Preference is given to data that comes from –repeatable- experiments.
The tested hypotheses must be in line with a clearly formulated theory.
The extent to which these conditions are met determines the quality of the scientific effort in question. If that value is of a sufficient level, the significance of scientific productions can be assessed.
Restrictions
The conditions from the previous paragraph describe an ideal image. Practitioners of natural sciences come closest to that ideal, but even for them, the latter condition in particular – linking to a clearly formulated theory – is a fundamental problem.

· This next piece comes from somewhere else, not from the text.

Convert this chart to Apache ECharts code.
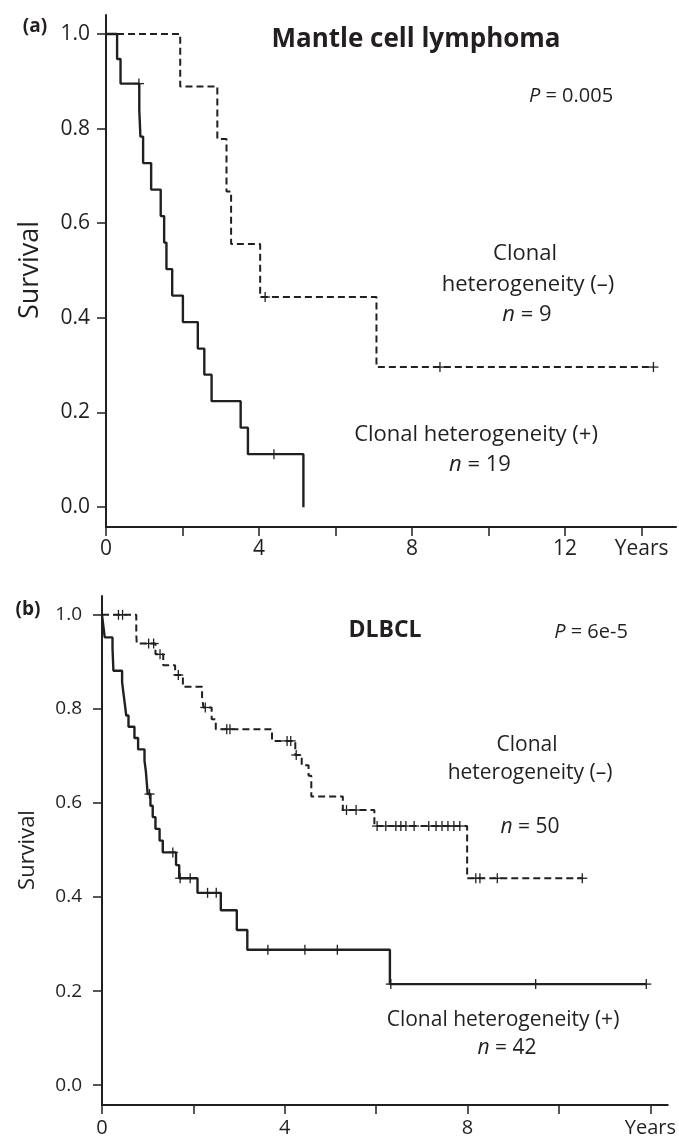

Michael Polanyi has already pointed out in Personal Knowledge (1958) [see link, just above the notes] that without this condition, scientific practice would not lead to meaningful knowledge but to the filling of cabinets of curiosities: loose, incoherent chunks of scientific knowledge in an ocean of opinions and traditional views.
Thomas Kuhn has put this theoretically formulated limitation into practice in The Structure of Scientific Revolutions. The term ‘paradigm’ is the central concept in this.
Irreverently formulated, Kuhn actually states that scientists are only human and not all perform at the same high level.
Just like people in general, many scientists are guided by their assessment of whether they can still pay their mortgage payments in the medium term, competition and friendship play a role, as do money and prestige. In other words, scientific practice is also a sociological phenomenon.
This is all rather negatively formulated, it can also be more positive. Most scientists’ research stays close to the set of common theories that shape the paradigm.
Strengthening the dominant paradigm can certainly be useful.
Paradigms do not lend themselves to unambiguous falsification and certainly not to verification. The prevailing paradigm needs to explain more, propose more meaningful research, and explain both the strength and limitations of the old paradigm; there is nothing fundamentally wrong with contributing in these areas.
Threats
The sociological aspects of the world of science threaten its quality in various ways. A number of threats occur in each branch, others are more specific to certain branches of science.
In ‘False Progress. Deception in Dutch science‘, Frank van Kolfschooten described a number of cases of deception, ranging from staggering to downright sensational. It even appears to be able to take the form of data falsification by an assistant in love to substantiate claims of her scientific boss, falsification that is then not tackled for decades thanks to misplaced respect for the authority of that scientist.
The inordinateness of social psychologist Diederik Stapel, who has achieved an almost proverbial status even outside the scientific world, were even more spectacular.
However, such behaviors do not pose a major threat to the reputation of science: they are so obviously deceptive that everyone around him has dropped him and the man is -rightly – considered a pariah of science.
Ex-professor Stapel even handed in his doctorate.
There is a danger that this gives the impression that this is the exception that does prove 1) the rule of honest scientific practice.
As a result, two things receive too little attention.
Always and everywhere there is the danger of pure deception. The conditions should actually also state: the practitioners of science have a minimum level of integrity.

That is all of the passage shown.